[Goal of the exercise]: Copy the data below exactly, omitting any picture it contains.
[start of Given material]
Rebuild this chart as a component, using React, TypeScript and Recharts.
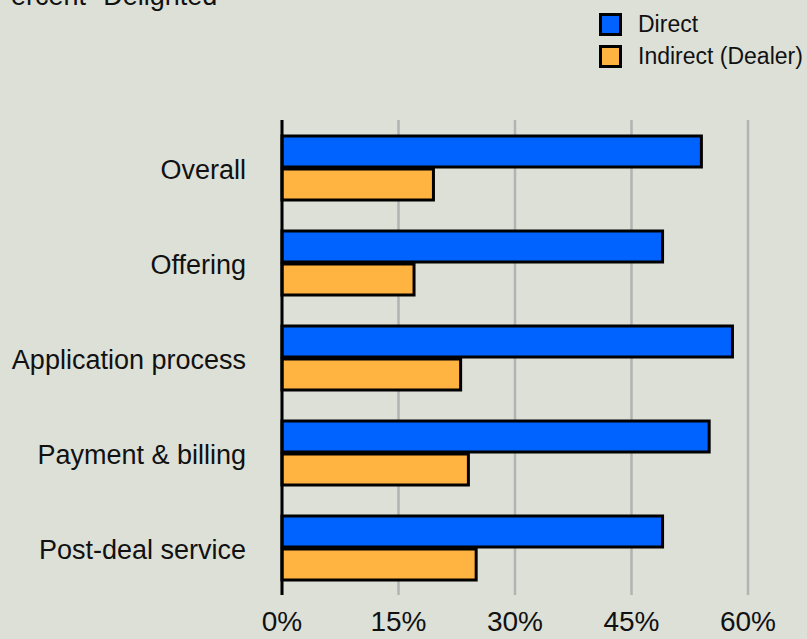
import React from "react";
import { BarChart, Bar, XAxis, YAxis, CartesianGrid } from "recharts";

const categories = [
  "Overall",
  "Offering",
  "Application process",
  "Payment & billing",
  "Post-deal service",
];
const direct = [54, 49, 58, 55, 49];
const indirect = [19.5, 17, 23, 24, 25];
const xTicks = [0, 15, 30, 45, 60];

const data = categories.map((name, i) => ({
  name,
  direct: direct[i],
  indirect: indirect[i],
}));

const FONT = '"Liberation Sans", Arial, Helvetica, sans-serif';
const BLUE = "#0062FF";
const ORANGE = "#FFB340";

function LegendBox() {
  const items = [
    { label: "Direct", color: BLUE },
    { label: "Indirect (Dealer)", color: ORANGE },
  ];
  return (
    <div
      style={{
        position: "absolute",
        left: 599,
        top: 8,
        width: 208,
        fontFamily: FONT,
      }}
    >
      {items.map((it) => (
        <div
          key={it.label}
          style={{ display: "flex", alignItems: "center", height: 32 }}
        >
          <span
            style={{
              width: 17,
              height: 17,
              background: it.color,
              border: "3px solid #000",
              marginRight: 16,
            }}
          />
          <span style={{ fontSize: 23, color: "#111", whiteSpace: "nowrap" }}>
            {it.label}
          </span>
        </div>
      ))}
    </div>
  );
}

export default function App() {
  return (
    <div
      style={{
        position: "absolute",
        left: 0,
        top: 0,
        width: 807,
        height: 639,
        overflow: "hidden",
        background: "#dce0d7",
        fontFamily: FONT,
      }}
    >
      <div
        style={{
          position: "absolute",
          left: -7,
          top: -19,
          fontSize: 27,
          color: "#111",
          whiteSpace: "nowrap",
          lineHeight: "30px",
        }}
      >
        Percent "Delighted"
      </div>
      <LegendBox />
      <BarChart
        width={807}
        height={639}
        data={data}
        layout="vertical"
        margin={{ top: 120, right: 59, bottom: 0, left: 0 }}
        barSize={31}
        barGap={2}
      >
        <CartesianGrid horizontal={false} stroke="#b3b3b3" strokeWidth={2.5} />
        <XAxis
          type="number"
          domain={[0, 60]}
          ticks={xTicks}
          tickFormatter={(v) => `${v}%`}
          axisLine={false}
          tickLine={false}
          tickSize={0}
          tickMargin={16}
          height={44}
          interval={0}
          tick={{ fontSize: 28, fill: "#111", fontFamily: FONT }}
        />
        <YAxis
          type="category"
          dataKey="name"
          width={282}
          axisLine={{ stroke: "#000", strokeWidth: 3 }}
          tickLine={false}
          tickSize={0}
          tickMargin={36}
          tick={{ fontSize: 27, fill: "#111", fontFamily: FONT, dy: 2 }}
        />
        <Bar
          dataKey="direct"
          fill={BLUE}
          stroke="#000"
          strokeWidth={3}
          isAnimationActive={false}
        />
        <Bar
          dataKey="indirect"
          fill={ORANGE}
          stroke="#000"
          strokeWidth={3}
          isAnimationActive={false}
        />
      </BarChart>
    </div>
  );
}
[end of Given material]
[Written answer]:
Rebuild this chart as a component, using React, TypeScript and Recharts.
import React from "react";
import { BarChart, Bar, XAxis, YAxis, CartesianGrid } from "recharts";

const categories = [
  "Overall",
  "Offering",
  "Application process",
  "Payment & billing",
  "Post-deal service",
];
const direct = [54, 49, 58, 55, 49];
const indirect = [19.5, 17, 23, 24, 25];
const xTicks = [0, 15, 30, 45, 60];

const data = categories.map((name, i) => ({
  name,
  direct: direct[i],
  indirect: indirect[i],
}));

const FONT = '"Liberation Sans", Arial, Helvetica, sans-serif';
const BLUE = "#0062FF";
const ORANGE = "#FFB340";

function LegendBox() {
  const items = [
    { label: "Direct", color: BLUE },
    { label: "Indirect (Dealer)", color: ORANGE },
  ];
  return (
    <div
      style={{
        position: "absolute",
        left: 599,
        top: 8,
        width: 208,
        fontFamily: FONT,
      }}
    >
      {items.map((it) => (
        <div
          key={it.label}
          style={{ display: "flex", alignItems: "center", height: 32 }}
        >
          <span
            style={{
              width: 17,
              height: 17,
              background: it.color,
              border: "3px solid #000",
              marginRight: 16,
            }}
          />
          <span style={{ fontSize: 23, color: "#111", whiteSpace: "nowrap" }}>
            {it.label}
          </span>
        </div>
      ))}
    </div>
  );
}

export default function App() {
  return (
    <div
      style={{
        position: "absolute",
        left: 0,
        top: 0,
        width: 807,
        height: 639,
        overflow: "hidden",
        background: "#dce0d7",
        fontFamily: FONT,
      }}
    >
      <div
        style={{
          position: "absolute",
          left: -7,
          top: -19,
          fontSize: 27,
          color: "#111",
          whiteSpace: "nowrap",
          lineHeight: "30px",
        }}
      >
        Percent "Delighted"
      </div>
      <LegendBox />
      <BarChart
        width={807}
        height={639}
        data={data}
        layout="vertical"
        margin={{ top: 120, right: 59, bottom: 0, left: 0 }}
        barSize={31}
        barGap={2}
      >
        <CartesianGrid horizontal={false} stroke="#b3b3b3" strokeWidth={2.5} />
        <XAxis
          type="number"
          domain={[0, 60]}
          ticks={xTicks}
          tickFormatter={(v) => `${v}%`}
          axisLine={false}
          tickLine={false}
          tickSize={0}
          tickMargin={16}
          height={44}
          interval={0}
          tick={{ fontSize: 28, fill: "#111", fontFamily: FONT }}
        />
        <YAxis
          type="category"
          dataKey="name"
          width={282}
          axisLine={{ stroke: "#000", strokeWidth: 3 }}
          tickLine={false}
          tickSize={0}
          tickMargin={36}
          tick={{ fontSize: 27, fill: "#111", fontFamily: FONT, dy: 2 }}
        />
        <Bar
          dataKey="direct"
          fill={BLUE}
          stroke="#000"
          strokeWidth={3}
          isAnimationActive={false}
        />
        <Bar
          dataKey="indirect"
          fill={ORANGE}
          stroke="#000"
          strokeWidth={3}
          isAnimationActive={false}
        />
      </BarChart>
    </div>
  );
}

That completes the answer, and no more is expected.